The intensity of `TV` broad cast station of `E=800sin(10^(9)t-kx) V//M` is…….and the wave length in meter is…….

To solve the problem, we need to determine the intensity and wavelength of the electromagnetic wave given by the equation \( E = 800 \sin(10^9 t - kx) \) V/m. ### Step 1: Identify the parameters from the wave equation The given wave equation is in the form \( E = E_0 \sin(\omega t - kx) \), where: - \( E_0 = 800 \) V/m (the amplitude of the electric field) - \( \omega = 10^9 \) rad/s (the angular frequency) ### Step 2: Calculate the wavelength (\( \lambda \)) The relationship between the angular frequency (\( \omega \)) and the wavelength (\( \lambda \)) is given by: \[ \lambda = \frac{c}{\nu} \] where \( \nu = \frac{\omega}{2\pi} \) is the frequency and \( c \) is the speed of light (\( c \approx 3 \times 10^8 \) m/s). First, calculate the frequency (\( \nu \)): \[ \nu = \frac{\omega}{2\pi} = \frac{10^9}{2\pi} \] Now, substitute \( \nu \) into the wavelength formula: \[ \lambda = \frac{c}{\nu} = \frac{3 \times 10^8}{\frac{10^9}{2\pi}} = \frac{3 \times 10^8 \cdot 2\pi}{10^9} \] This simplifies to: \[ \lambda = \frac{6\pi}{10} = 0.6\pi \text{ meters} \] ### Step 3: Calculate the intensity (\( I \)) The intensity of an electromagnetic wave is given by the formula: \[ I = \frac{E_0^2}{2 \mu_0 c} \] where \( \mu_0 \) (the permeability of free space) is approximately \( 4\pi \times 10^{-7} \, \text{T m/A} \).

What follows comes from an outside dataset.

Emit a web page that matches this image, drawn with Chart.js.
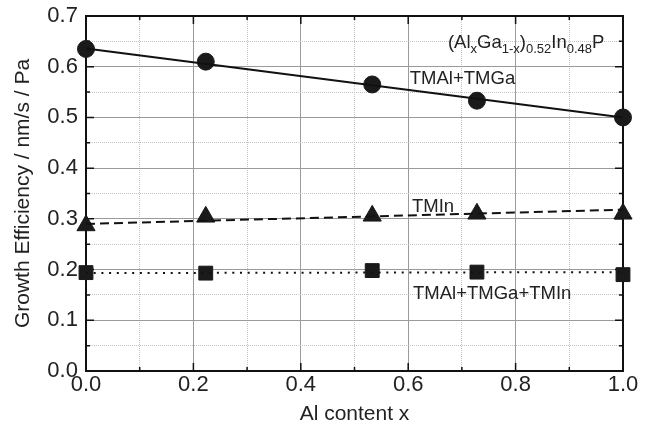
<!DOCTYPE html>
<html lang="en">
  <head>
    <meta charset="UTF-8" />
    <title>Growth efficiency vs Al content</title>
    <script src="https://cdn.jsdelivr.net/npm/chart.js@4.4.0/dist/chart.umd.min.js"></script>
    <style>
      body { margin: 0; background: #fff; }
      #wrap { width: 649px; height: 425px; }
    </style>
  </head>
  <body>
    <div id="wrap"><canvas id="chart" width="649" height="425"></canvas></div>
    <script>
      // values
      const alContent = [0.0, 0.223, 0.533, 0.728, 1.0];
      const tmalTmga = [0.635, 0.61, 0.565, 0.533, 0.5];
      const tmin = [0.287, 0.304, 0.306, 0.31, 0.31];
      const allThree = [0.194, 0.193, 0.198, 0.195, 0.19];

      // fitted lines (end points)
      const fitX = [0.0, 1.0];
      const fitTmalTmga = [0.636, 0.5];
      const fitTmin = [0.29, 0.318];
      const fitAll = [0.193, 0.195];

      // text labels placed in data coordinates
      const labels = [
        { text: "TMAl+TMGa", x: 0.603, y: 0.565 },
        { text: "TMIn", x: 0.607, y: 0.314 },
        { text: "TMAl+TMGa+TMIn", x: 0.609, y: 0.142 },
      ];

      const FONT = '"Liberation Sans", Arial, sans-serif';
      const pts = (xs, ys) => xs.map((x, i) => ({ x: x, y: ys[i] }));
      const isMajorX = (v) => Math.round(v * 10) % 2 === 0;
      const isMajorY = (v) => Math.round(v * 100) % 10 === 0;

      // frame, inward tick marks and text labels
      const decor = {
        id: "decor",
        beforeDatasetsDraw(chart) {
          const { ctx, chartArea: a, scales } = chart;
          ctx.save();
          ctx.strokeStyle = "#111";
          ctx.lineWidth = 1.5;
          scales.x.ticks.forEach((t) => {
            const px = scales.x.getPixelForValue(t.value);
            const len = isMajorX(t.value) ? 8 : 4;
            ctx.beginPath();
            ctx.moveTo(px, a.bottom);
            ctx.lineTo(px, a.bottom - len);
            ctx.moveTo(px, a.top);
            ctx.lineTo(px, a.top + len);
            ctx.stroke();
          });
          scales.y.ticks.forEach((t) => {
            const py = scales.y.getPixelForValue(t.value);
            const len = isMajorY(t.value) ? 8 : 4;
            ctx.beginPath();
            ctx.moveTo(a.left, py);
            ctx.lineTo(a.left + len, py);
            ctx.moveTo(a.right, py);
            ctx.lineTo(a.right - len, py);
            ctx.stroke();
          });
          ctx.lineWidth = 2;
          ctx.strokeRect(a.left, a.top, a.right - a.left, a.bottom - a.top);
          ctx.restore();
        },
        afterDraw(chart) {
          const { ctx, scales } = chart;
          ctx.save();
          ctx.fillStyle = "#222";
          ctx.textBaseline = "alphabetic";
          ctx.font = "18.5px " + FONT;
          labels.forEach((l) => {
            ctx.fillText(l.text, scales.x.getPixelForValue(l.x), scales.y.getPixelForValue(l.y));
          });
          // (AlxGa1-x)0.52In0.48P
          const parts = [
            ["(Al", false], ["x", true], ["Ga", false], ["1-x", true],
            [")", false], ["0.52", true], ["In", false], ["0.48", true], ["P", false],
          ];
          let px = scales.x.getPixelForValue(0.674);
          const base = scales.y.getPixelForValue(0.637);
          parts.forEach(([s, sub]) => {
            ctx.font = (sub ? "13px " : "18.5px ") + FONT;
            ctx.fillText(s, px, sub ? base + 5 : base);
            px += ctx.measureText(s).width;
          });
          ctx.restore();
        },
      };

      const ctx = document.getElementById("chart").getContext("2d");
      new Chart(ctx, {
        type: "scatter",
        data: {
          datasets: [
            {
              data: pts(fitX, fitTmalTmga),
              showLine: true, borderColor: "#111", borderWidth: 2,
              pointRadius: 0, clip: false,
            },
            {
              data: pts(fitX, fitTmin),
              showLine: true, borderColor: "#111", borderWidth: 2,
              borderDash: [9, 5], pointRadius: 0, clip: false,
            },
            {
              data: pts(fitX, fitAll),
              showLine: true, borderColor: "#111", borderWidth: 2,
              borderDash: [2, 5.7], pointRadius: 0, clip: false,
            },
            {
              data: pts(alContent, tmalTmga),
              pointStyle: "circle", pointRadius: 8.5,
              backgroundColor: "#1a1a1a", borderColor: "#1a1a1a", clip: false,
            },
            {
              data: pts(alContent, tmin),
              pointStyle: "triangle", pointRadius: 10.5,
              backgroundColor: "#1a1a1a", borderColor: "#1a1a1a", clip: false,
            },
            {
              data: pts(alContent, allThree),
              pointStyle: "rect", pointRadius: 9.8,
              backgroundColor: "#1a1a1a", borderColor: "#1a1a1a", clip: false,
            },
          ],
        },
        options: {
          responsive: false,
          animation: false,
          layout: { padding: { top: 16, right: 26, left: 0, bottom: 0 } },
          plugins: { legend: { display: false }, tooltip: { enabled: false } },
          scales: {
            x: {
              type: "linear", min: 0, max: 1,
              afterFit: (s) => { s.height = 54; },
              ticks: {
                stepSize: 0.1, autoSkip: false, maxRotation: 0, padding: 3,
                color: "#222", font: { family: FONT, size: 22, lineHeight: 1 },
                callback: (v) => (isMajorX(v) ? v.toFixed(1) : ""),
              },
              grid: {
                drawTicks: false,
                color: (c) => (c.tick && isMajorX(c.tick.value) ? "#9a9a9a" : "#c4c4c4"),
                lineWidth: 1,
              },
              border: { display: false, dash: (c) => (c.tick && isMajorX(c.tick.value) ? [] : [1, 1]) },
              title: {
                display: true, text: "Al content x", color: "#222",
                font: { family: FONT, size: 21, lineHeight: 1 }, padding: { top: 0, bottom: 0 },
              },
            },
            y: {
              min: 0, max: 0.7,
              afterFit: (s) => { s.width = 86; },
              ticks: {
                stepSize: 0.05, autoSkip: false, padding: 2,
                color: "#222", font: { family: FONT, size: 22, lineHeight: 1 },
                // trailing space keeps the gap to the axis without extra top padding
                callback: (v) => (isMajorY(v) ? v.toFixed(1) + " " : ""),
              },
              grid: {
                drawTicks: false,
                color: (c) => (c.tick && isMajorY(c.tick.value) ? "#9a9a9a" : "#c4c4c4"),
                lineWidth: 1,
              },
              border: { display: false, dash: (c) => (c.tick && isMajorY(c.tick.value) ? [] : [1, 1]) },
              title: {
                display: true, text: "Growth Efficiency / nm/s / Pa", color: "#222",
                font: { family: FONT, size: 21, lineHeight: 1 }, padding: { top: 13, bottom: 0 },
              },
            },
          },
        },
        plugins: [decor],
      });
    </script>
  </body>
</html>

Substituting the values: \[ I = \frac{800^2}{2 \cdot (4\pi \times 10^{-7}) \cdot (3 \times 10^8)} \] Calculating \( 800^2 \): \[ 800^2 = 640000 \] Now substitute this into the intensity formula: \[ I = \frac{640000}{2 \cdot (4\pi \times 10^{-7}) \cdot (3 \times 10^8)} \] Calculating the denominator: \[ 2 \cdot (4\pi \times 10^{-7}) \cdot (3 \times 10^8) = 24\pi \times 10^{-7} \times 10^8 = 24\pi \times 10^{-1} = 2.4\pi \] Thus, we have: \[ I = \frac{640000}{2.4\pi} \] Calculating the final intensity: \[ I \approx \frac{640000}{7.54} \approx 84800 \text{ W/m}^2 \] ### Final Answers: - The intensity of the electromagnetic wave is approximately \( 84800 \, \text{W/m}^2 \). - The wavelength of the wave is \( 0.6\pi \, \text{meters} \).